# Given request
Output exactly the lines from the first line of the records below through the line containing "minimum height=140pt] (report)", both included, leaving out any pictures.

# Material to process
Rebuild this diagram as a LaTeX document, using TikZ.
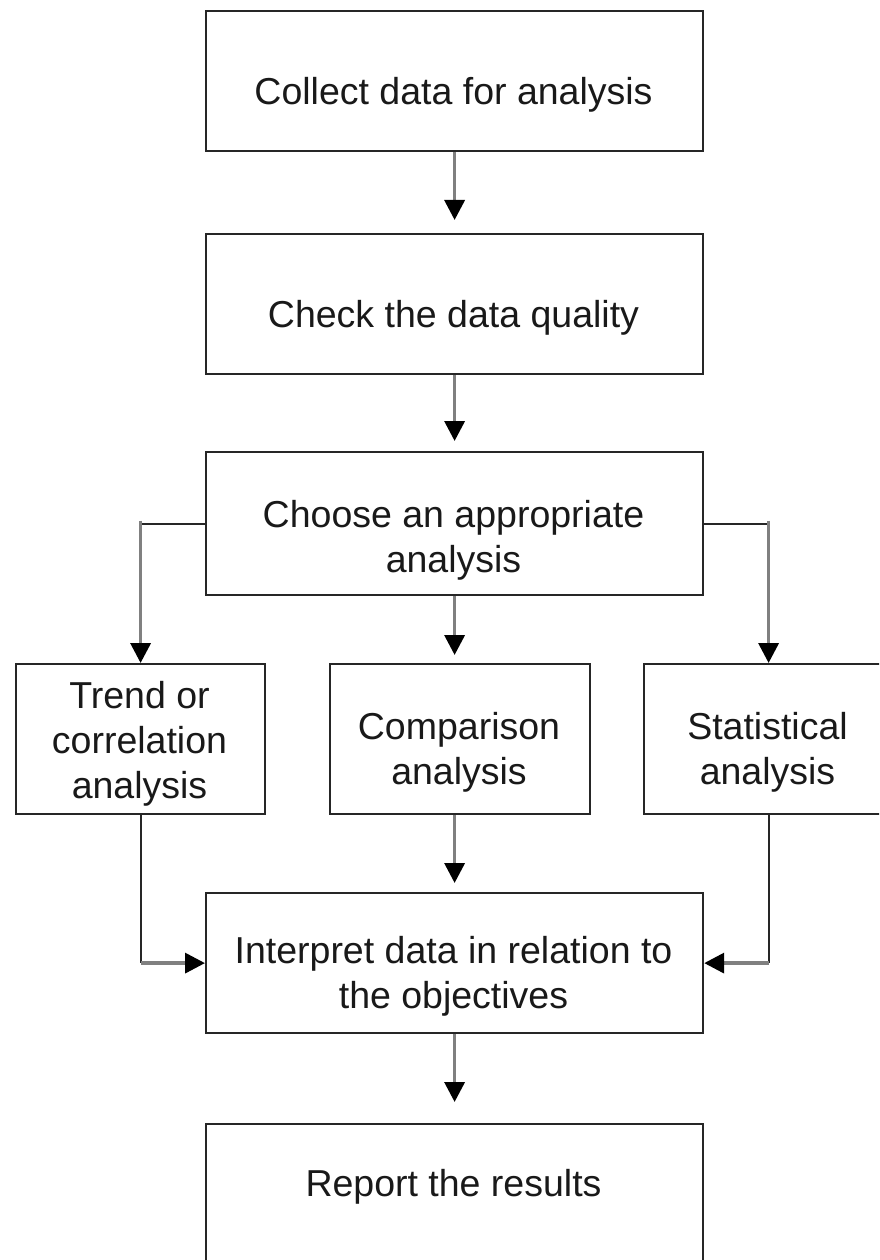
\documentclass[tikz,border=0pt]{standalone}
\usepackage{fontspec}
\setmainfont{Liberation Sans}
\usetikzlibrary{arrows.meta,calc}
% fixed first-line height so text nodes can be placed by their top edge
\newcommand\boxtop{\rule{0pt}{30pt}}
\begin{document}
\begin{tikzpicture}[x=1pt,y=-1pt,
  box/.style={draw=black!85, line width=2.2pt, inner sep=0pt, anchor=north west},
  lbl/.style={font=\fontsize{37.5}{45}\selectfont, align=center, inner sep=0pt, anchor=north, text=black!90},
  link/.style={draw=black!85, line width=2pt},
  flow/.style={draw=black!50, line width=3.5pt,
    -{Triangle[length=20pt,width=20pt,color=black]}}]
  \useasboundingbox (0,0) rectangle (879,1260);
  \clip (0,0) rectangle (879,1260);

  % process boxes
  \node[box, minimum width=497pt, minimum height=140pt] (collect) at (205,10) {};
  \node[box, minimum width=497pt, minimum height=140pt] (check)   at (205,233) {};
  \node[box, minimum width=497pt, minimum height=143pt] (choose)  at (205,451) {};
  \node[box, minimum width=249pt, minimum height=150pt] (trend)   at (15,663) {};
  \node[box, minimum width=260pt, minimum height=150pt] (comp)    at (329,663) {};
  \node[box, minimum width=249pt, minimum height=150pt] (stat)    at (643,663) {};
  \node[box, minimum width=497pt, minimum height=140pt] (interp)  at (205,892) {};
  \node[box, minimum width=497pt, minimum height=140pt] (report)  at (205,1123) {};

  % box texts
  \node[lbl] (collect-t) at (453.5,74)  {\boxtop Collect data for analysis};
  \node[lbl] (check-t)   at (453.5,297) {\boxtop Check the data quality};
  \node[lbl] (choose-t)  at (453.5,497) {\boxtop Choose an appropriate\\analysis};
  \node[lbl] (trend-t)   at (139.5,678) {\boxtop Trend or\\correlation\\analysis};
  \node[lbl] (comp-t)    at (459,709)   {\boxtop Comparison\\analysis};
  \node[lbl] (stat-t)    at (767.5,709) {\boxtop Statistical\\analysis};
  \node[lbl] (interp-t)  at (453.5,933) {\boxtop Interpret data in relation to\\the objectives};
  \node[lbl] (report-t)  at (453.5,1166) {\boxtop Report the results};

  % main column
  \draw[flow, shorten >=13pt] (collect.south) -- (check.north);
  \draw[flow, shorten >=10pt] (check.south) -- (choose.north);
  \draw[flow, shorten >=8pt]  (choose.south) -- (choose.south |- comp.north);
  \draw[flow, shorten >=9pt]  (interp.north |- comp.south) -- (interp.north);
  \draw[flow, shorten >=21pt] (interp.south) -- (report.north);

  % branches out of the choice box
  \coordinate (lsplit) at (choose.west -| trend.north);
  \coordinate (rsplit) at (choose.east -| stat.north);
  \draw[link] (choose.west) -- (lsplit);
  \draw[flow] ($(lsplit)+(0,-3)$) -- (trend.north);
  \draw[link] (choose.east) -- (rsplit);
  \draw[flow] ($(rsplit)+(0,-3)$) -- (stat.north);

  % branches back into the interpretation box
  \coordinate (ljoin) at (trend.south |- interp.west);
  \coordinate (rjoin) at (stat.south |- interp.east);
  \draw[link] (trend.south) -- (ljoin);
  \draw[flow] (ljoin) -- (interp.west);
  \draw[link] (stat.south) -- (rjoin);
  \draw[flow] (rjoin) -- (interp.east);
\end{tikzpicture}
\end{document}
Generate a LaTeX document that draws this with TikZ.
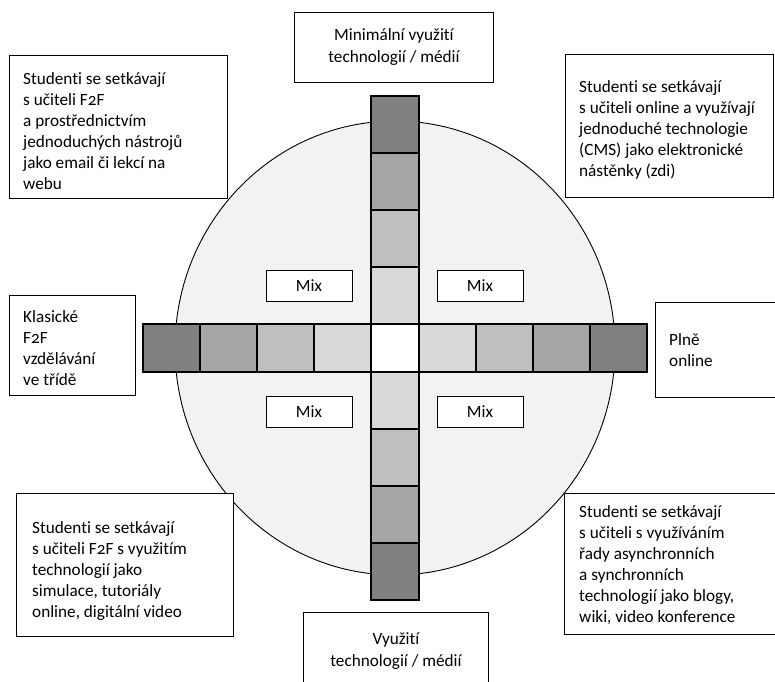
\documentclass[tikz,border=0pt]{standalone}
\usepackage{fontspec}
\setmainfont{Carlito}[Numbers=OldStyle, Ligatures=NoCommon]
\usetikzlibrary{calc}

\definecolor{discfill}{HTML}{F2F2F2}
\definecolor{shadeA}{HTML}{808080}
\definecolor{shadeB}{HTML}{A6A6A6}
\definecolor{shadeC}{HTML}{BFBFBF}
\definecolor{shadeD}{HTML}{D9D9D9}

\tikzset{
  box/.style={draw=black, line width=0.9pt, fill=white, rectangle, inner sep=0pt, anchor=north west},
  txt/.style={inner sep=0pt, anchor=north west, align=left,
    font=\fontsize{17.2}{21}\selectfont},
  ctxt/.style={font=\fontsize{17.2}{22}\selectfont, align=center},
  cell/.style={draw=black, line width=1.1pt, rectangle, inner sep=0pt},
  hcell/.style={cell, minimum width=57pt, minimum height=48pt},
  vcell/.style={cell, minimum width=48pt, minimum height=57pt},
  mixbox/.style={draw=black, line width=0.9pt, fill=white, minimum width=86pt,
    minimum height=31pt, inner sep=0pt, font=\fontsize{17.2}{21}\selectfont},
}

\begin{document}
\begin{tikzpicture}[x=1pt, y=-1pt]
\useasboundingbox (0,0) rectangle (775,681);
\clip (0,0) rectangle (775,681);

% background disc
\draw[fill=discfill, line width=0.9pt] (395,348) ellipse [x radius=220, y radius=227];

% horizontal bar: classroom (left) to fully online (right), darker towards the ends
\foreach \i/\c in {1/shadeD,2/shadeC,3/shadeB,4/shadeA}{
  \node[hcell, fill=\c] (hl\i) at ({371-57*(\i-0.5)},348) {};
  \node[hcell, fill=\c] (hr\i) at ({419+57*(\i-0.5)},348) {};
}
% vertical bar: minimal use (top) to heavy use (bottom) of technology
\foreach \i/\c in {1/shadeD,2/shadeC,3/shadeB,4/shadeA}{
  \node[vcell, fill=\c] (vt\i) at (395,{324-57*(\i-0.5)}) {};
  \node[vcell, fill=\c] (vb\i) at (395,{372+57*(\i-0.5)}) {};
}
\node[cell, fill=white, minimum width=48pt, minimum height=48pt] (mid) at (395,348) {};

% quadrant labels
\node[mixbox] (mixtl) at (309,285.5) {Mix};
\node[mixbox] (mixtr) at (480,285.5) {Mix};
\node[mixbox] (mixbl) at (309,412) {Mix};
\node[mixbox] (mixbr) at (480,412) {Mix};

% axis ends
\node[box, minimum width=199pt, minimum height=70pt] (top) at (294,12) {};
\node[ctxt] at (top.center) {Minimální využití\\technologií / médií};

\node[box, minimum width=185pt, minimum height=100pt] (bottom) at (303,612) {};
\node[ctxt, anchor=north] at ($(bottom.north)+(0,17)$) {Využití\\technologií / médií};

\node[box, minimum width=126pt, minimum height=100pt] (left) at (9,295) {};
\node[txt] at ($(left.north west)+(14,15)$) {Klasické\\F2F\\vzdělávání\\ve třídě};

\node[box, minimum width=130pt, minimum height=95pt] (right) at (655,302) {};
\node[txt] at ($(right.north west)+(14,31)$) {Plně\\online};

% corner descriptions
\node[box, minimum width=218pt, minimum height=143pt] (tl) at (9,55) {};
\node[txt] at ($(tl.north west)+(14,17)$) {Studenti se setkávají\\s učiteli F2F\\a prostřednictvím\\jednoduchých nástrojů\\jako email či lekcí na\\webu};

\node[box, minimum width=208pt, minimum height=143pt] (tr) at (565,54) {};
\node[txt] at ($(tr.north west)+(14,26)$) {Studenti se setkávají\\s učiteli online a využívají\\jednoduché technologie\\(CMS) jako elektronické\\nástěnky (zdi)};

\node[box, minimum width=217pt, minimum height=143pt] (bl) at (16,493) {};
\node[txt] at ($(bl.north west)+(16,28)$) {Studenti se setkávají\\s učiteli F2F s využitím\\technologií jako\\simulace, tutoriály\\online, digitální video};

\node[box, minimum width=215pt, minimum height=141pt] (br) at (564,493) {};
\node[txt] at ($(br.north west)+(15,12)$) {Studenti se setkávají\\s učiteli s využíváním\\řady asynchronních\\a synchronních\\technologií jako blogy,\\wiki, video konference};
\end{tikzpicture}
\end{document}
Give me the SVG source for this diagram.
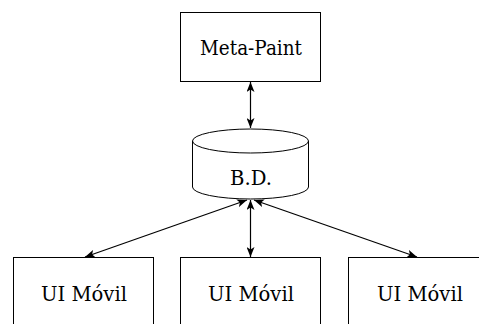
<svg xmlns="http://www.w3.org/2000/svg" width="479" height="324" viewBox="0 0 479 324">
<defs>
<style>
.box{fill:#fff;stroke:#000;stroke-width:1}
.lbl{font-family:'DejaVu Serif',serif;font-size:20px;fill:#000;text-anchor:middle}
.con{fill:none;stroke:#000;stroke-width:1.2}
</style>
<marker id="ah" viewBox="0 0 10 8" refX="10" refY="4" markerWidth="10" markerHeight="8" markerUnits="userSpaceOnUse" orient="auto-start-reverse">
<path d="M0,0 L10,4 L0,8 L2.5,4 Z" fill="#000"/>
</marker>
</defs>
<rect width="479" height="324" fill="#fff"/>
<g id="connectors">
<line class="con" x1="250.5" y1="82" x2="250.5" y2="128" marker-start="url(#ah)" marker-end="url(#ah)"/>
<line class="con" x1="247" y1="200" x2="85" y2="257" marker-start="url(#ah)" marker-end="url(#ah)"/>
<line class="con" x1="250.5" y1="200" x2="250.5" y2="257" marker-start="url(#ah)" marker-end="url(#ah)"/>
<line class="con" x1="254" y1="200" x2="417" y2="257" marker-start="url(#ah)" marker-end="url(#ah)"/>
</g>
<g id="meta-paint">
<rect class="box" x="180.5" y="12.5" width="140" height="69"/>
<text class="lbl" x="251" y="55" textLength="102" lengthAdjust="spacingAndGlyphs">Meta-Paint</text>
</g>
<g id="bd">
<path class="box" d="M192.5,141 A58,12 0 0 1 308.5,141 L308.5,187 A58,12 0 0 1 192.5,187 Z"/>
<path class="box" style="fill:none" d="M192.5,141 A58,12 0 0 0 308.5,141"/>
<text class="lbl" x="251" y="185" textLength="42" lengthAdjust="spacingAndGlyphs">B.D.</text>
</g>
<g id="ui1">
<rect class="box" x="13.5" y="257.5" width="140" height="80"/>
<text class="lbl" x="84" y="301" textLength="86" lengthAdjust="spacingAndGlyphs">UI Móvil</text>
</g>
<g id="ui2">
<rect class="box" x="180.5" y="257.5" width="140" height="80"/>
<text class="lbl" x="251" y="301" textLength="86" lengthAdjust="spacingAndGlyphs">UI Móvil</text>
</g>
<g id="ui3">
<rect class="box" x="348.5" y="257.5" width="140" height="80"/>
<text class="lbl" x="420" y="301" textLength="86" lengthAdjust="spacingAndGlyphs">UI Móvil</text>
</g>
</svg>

# Reply to the task
Rebuild this diagram as a LaTeX document, using TikZ.
\documentclass[tikz,border=0pt]{standalone}
\usepackage{fontspec}
\setmainfont{Liberation Sans}
\usetikzlibrary{arrows.meta,calc}
% fixed first-line height so text nodes can be placed by their top edge
\newcommand\boxtop{\rule{0pt}{30pt}}
\begin{document}
\begin{tikzpicture}[x=1pt,y=-1pt,
  box/.style={draw=black!85, line width=2.2pt, inner sep=0pt, anchor=north west},
  lbl/.style={font=\fontsize{37.5}{45}\selectfont, align=center, inner sep=0pt, anchor=north, text=black!90},
  link/.style={draw=black!85, line width=2pt},
  flow/.style={draw=black!50, line width=3.5pt,
    -{Triangle[length=20pt,width=20pt,color=black]}}]
  \useasboundingbox (0,0) rectangle (879,1260);
  \clip (0,0) rectangle (879,1260);

  % process boxes
  \node[box, minimum width=497pt, minimum height=140pt] (collect) at (205,10) {};
  \node[box, minimum width=497pt, minimum height=140pt] (check)   at (205,233) {};
  \node[box, minimum width=497pt, minimum height=143pt] (choose)  at (205,451) {};
  \node[box, minimum width=249pt, minimum height=150pt] (trend)   at (15,663) {};
  \node[box, minimum width=260pt, minimum height=150pt] (comp)    at (329,663) {};
  \node[box, minimum width=249pt, minimum height=150pt] (stat)    at (643,663) {};
  \node[box, minimum width=497pt, minimum height=140pt] (interp)  at (205,892) {};
  \node[box, minimum width=497pt, minimum height=140pt] (report)  at (205,1123) {};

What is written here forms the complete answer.